Y sucedió que se encontró con una liebre. Quiso la coqueta atraparlo para hacerse un collar luminoso, y corrió loca hacia el pequeño insecto. Pero el kóokay apagó su minúsculo fanal y se posó en la tierra en forma tal que pasaba inadvertido. Pero la liebre iba de aquí para allá en busca del animalito saltando locamente, y de pronto fue a caer sobre el pobre kóokay. El infeliz se sintió aplastado por aquel cuerpo que a él le parecía un gigante. Pero la liebre no se había dado cuenta de que tenía al animalillo bajo su cuerpo, e inquieta como es saltó de nuevo. El otro se sintió magullado y maltrecho, pero pensó lógicamente. Esto puede ocurrirme otra vez y otra y vale más prevenir el peligro.
Y fue siguiendo a la liebre hasta que ésta se detuvo en una siembra de frijoles, que es su alimento favorito alimentándose de las hojas. Entonces sí quedó quietecita la muy taimada. Y el kóokay se dijo: hoy es la mía, y rápido fue a posarse sobre la frente de la liebre encendiendo al mismo tiempo la luz de su cuerpo. La liebre se estremeció despavorida al sentir sobre la frente aquel obstáculo y sobre todo al recibir al mismo tiempo la luz intempestiva.

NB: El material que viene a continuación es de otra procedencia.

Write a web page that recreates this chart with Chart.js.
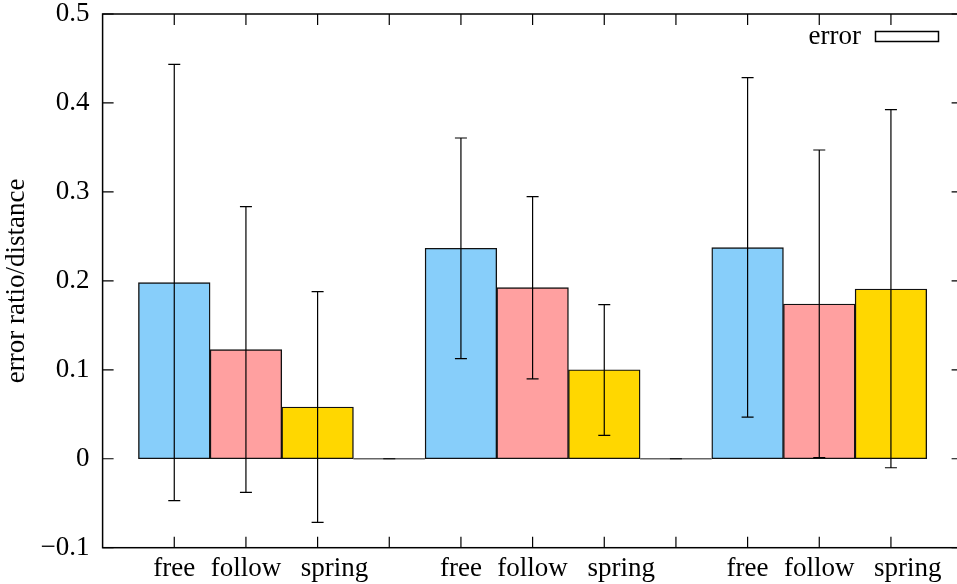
<!DOCTYPE html>
<html><head><meta charset="utf-8">
<script src="https://cdn.jsdelivr.net/npm/chart.js@4.4.0/dist/chart.umd.min.js"></script>
<style>html,body{margin:0;padding:0;overflow:hidden;background:#fff;width:957px;height:584px}canvas{display:block}</style>
</head><body><canvas id="c" width="966" height="584"></canvas>
<script>
// ---- data ----
const categories = ['free', 'follow', 'spring'];
const colorsByCategory = ['#87CEFA', '#FFA0A0', '#FFD700'];
const freeMean   = [0.198, 0.2366, 0.2373];
const freeLow    = [-0.0471, 0.1125, 0.0469];
const freeHigh   = [0.4434, 0.3606, 0.4284];
const followMean = [0.1226, 0.1923, 0.1740];
const followLow  = [-0.0378, 0.0897, 0.0012];
const followHigh = [0.2834, 0.2946, 0.3471];
const springMean = [0.0582, 0.1001, 0.1908];
const springLow  = [-0.0715, 0.0263, -0.0101];
const springHigh = [0.1878, 0.1732, 0.3924];
const yTickValues = [-0.1, 0, 0.1, 0.2, 0.3, 0.4, 0.5];
const yTickLabels = ['\u22120.1', '0', '0.1', '0.2', '0.3', '0.4', '0.5'];
const legendLabel = 'error';
const yTitle = 'error ratio/distance';

// ---- build points ----
const means = [freeMean, followMean, springMean];
const lows = [freeLow, followLow, springLow];
const highs = [freeHigh, followHigh, springHigh];
const labelPrefix = ['', '', '     ']; // reference prints "spring" slightly right of its tick
const points = [], colors = [], xTickLabels = {};
for (let g = 0; g < 3; g++) {
  for (let c = 0; c < 3; c++) {
    const x = g * 4 + c;
    points.push({x: x, y: means[c][g], lo: lows[c][g], hi: highs[c][g]});
    colors.push(colorsByCategory[c]);
    xTickLabels[x] = labelPrefix[c] + categories[c];
  }
  if (g < 2) {
    const x = g * 4 + 3;
    points.push({x: x, y: 0, lo: 0, hi: 0});
    colors.push('#FFFFFF');
    xTickLabels[x] = '';
  }
}

const FONT = "'Liberation Serif', 'DejaVu Serif', serif";
const FS = 27;
Chart.defaults.font.family = FONT;

const framePlugin = {
  id: 'frame',
  afterDatasetsDraw(chart) {
    const ctx = chart.ctx, a = chart.chartArea;
    const xs = chart.scales.x, ys = chart.scales.y;
    const meta = chart.getDatasetMeta(0);
    ctx.save();
    // zero-height bars outline
    ctx.strokeStyle = '#666';
    ctx.lineWidth = 1.4;
    points.forEach((p, i) => {
      if (p.y === 0) {
        const el = meta.data[i];
        const y0 = ys.getPixelForValue(0);
        ctx.beginPath();
        ctx.moveTo(el.x - el.width / 2, y0); ctx.lineTo(el.x + el.width / 2, y0);
        ctx.stroke();
      }
    });
    // error bars
    ctx.strokeStyle = '#000';
    ctx.lineWidth = 1.2;
    const cap = 6;
    points.forEach(p => {
      const px = xs.getPixelForValue(p.x);
      const yl = ys.getPixelForValue(p.lo), yh = ys.getPixelForValue(p.hi);
      ctx.beginPath();
      ctx.moveTo(px, yl); ctx.lineTo(px, yh);
      ctx.moveTo(px - cap, yl); ctx.lineTo(px + cap, yl);
      ctx.moveTo(px - cap, yh); ctx.lineTo(px + cap, yh);
      ctx.stroke();
    });
    // frame
    ctx.lineWidth = 1.5;
    ctx.strokeRect(a.left, a.top, a.right - a.left, a.bottom - a.top);
    // ticks
    ctx.lineWidth = 1.2;
    const tl = 11;
    ctx.beginPath();
    for (let i = 0; i <= 10; i++) {
      const px = xs.getPixelForValue(i);
      ctx.moveTo(px, a.bottom); ctx.lineTo(px, a.bottom - tl);
      ctx.moveTo(px, a.top); ctx.lineTo(px, a.top + tl);
    }
    yTickValues.forEach(v => {
      const py = ys.getPixelForValue(v);
      ctx.moveTo(a.left, py); ctx.lineTo(a.left + tl, py);
      ctx.moveTo(a.right, py); ctx.lineTo(a.right - tl, py);
    });
    ctx.stroke();
    // legend
    ctx.fillStyle = '#000';
    ctx.font = FS + 'px ' + FONT;
    ctx.textAlign = 'right';
    ctx.textBaseline = 'middle';
    ctx.fillText(legendLabel, 861, 37);
    ctx.fillStyle = '#fff';
    ctx.fillRect(875.5, 31.5, 63, 10);
    ctx.lineWidth = 1.5;
    ctx.strokeRect(875.5, 31.5, 63, 10);
    ctx.restore();
  }
};

new Chart(document.getElementById('c'), {
  type: 'bar',
  data: {
    datasets: [{
      label: legendLabel,
      data: points,
      backgroundColor: colors,
      borderColor: '#111',
      borderWidth: 1.4,
      borderSkipped: false,
      barPercentage: 1,
      categoryPercentage: 1
    }]
  },
  options: {
    responsive: false,
    animation: false,
    devicePixelRatio: 1,
    layout: {padding: {top: 14, right: 3.4, left: 0, bottom: 0}},
    plugins: {legend: {display: false}, tooltip: {enabled: false}},
    scales: {
      x: {
        type: 'linear', min: -1, max: 11, offset: false,
        grid: {display: false, drawTicks: false, offset: false},
        border: {display: false},
        ticks: {
          stepSize: 1, autoSkip: false, maxRotation: 0, minRotation: 0, padding: 5,
          color: '#000', font: {size: FS},
          callback: v => (xTickLabels[v] !== undefined ? xTickLabels[v] : '')
        },
        afterFit(s) { s.height = 36.3; s.paddingLeft = 0; s.paddingRight = 0; }
      },
      y: {
        min: -0.1, max: 0.5,
        afterBuildTicks(s) { s.ticks = yTickValues.map(v => ({value: v})); },
        grid: {display: false, drawTicks: false},
        border: {display: false},
        ticks: {
          padding: 13, color: '#000', font: {size: FS},
          callback: v => {
            const i = yTickValues.findIndex(t => Math.abs(t - v) < 1e-9);
            return i >= 0 ? yTickLabels[i] : '';
          }
        },
        title: {display: true, text: yTitle, color: '#000', font: {size: FS}, padding: {top: 1, bottom: 0}},
        afterFit(s) { s.width = 102.6; s.paddingTop = 0; s.paddingBottom = 0; }
      }
    }
  },
  plugins: [framePlugin]
});
</script>
</body></html>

Lo primero que se le ocurrió pensar fue que le había dado un rayo y se dio a correr desolada. Pero el kóokay no se movía de la cabeza de la liebre, y ésta tuvo entonces por seguro que se estaba incendiando y como no encontrase en su camino a nadie que la apagase el fuego que sentía prendido en la cabeza, discurrió como un último recurso meterse en el agua de un cenote. Y a un cenote enderezó, en efecto, la carrera, hasta llegar junto a uno en el cual entró violentamente. Más ocurrió lo que era fuerza que ocurriese. Como el fuego lo llevaba arriba tuvo que meterse hasta hundir la cabeza en el agua. En ese instante el kóokay alzó el vuelo, pero la liebre pereció ahogada en el manantial.
Y fue así como un animalillo tan insignificante pudo deshacerse de uno mayor y de gran actividad que pretendía cautivarlo, y seguir viviendo contento y feliz, cumpliéndose la advertencia que le hiciera el dios agradecido, de que vale más ser pequeño, pero con luz propia que nos guíe en la vida.